L'équipe apprend qu'elle a découvert un minerai très recherché, surtout en Allemagne. En effet, les Allemands avaient « inventé » ce produit dès 1860. Durant cette décennie, ces derniers vont trouver en Allemagne d’énormes gisements de potasse liée à du chlorure de magnésium. Leur minerai de sel est appelé carnallite. Parallèlement, des chimistes allemands mettent à jour les propriétés fertilisantes de cette matière. Les sels de potasse en tant que fertilisants sont commercialisés avec beaucoup de succès en Allemagne.
A la fin du XIXème siècle, la valeur intrinsèque de la potasse était supérieure à celle du charbon. Les investisseurs se ruent sur la potasse. En 1900, il existe en Allemagne du Nord plus de 100 puits en activité.
Pendant la guerre, la totalité du gisement est placée sous autorité allemande, les capitaux français bloqués et la société KST confisquée. Après l'armistice, KST reprend possession de ses Mines. Les mines allemandes sont placées sous séquestre dès l’arrivée des troupes françaises en Alsace. Les Mines sont divisées en 4 groupes à la tête desquels sont nommés des directeurs français. Le marché de vente de potasse en France était énorme et avait une belle perspective devant lui.

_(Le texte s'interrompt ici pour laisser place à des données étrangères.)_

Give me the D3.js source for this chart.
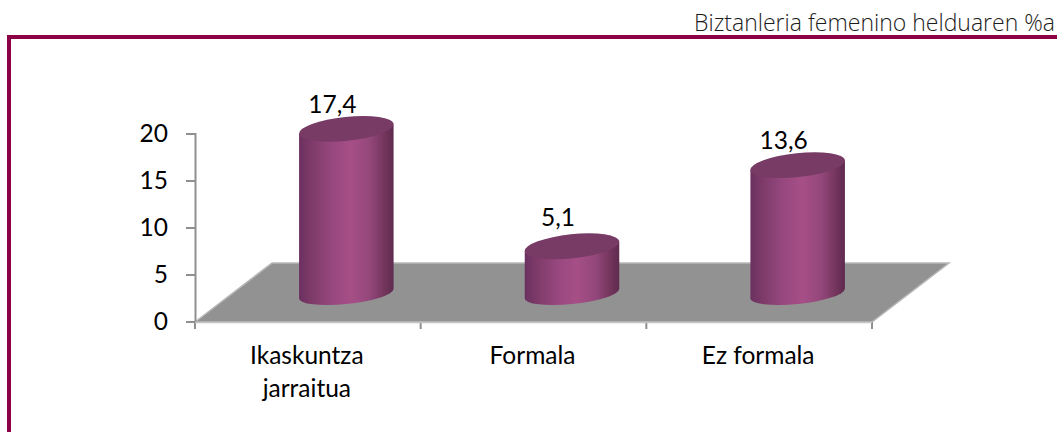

L’Etat français prit la décision de développer très rapidement le bassin potassique alsacien. Dès 1920, on embauche des milliers de mineurs. Malheureusement, le réservoir de la main d’œuvre locale n’était pas très large. Aussi fait-on appel, à travers une convention signée avec la Pologne, à de la main-d’œuvre polonaise. Entre 1921 et 1930 des milliers de Polonais débarquent en France pour alimenter tous les bassins miniers de France (charbon, mines de fer, mines de potasse).
Naissance des Mines domaniales de potasse d'Alsace
KST, avec les Mines Alex, Rodolphe et Ensisheim, reste un groupe privé à côté des Mines sous séquestre. La loi du 26 mars 1921 autorise l’acquisition par l’Etat des Mines de Potasse d’Alsace sous séquestre. Mais il faut attendre le 24 mai 1924 pour que l’Etat procède effectivement au rachat des Mines pour 208 millions de francs, payables en 17 annuités. Et la nationalisation ne sera effective qu’avec la loi du 23 janvier 1937 « portant fixation du régime définitif des Mines domaniales de potasse d’Alsace (MDPA) et organisation de l’industrie de la potasse ».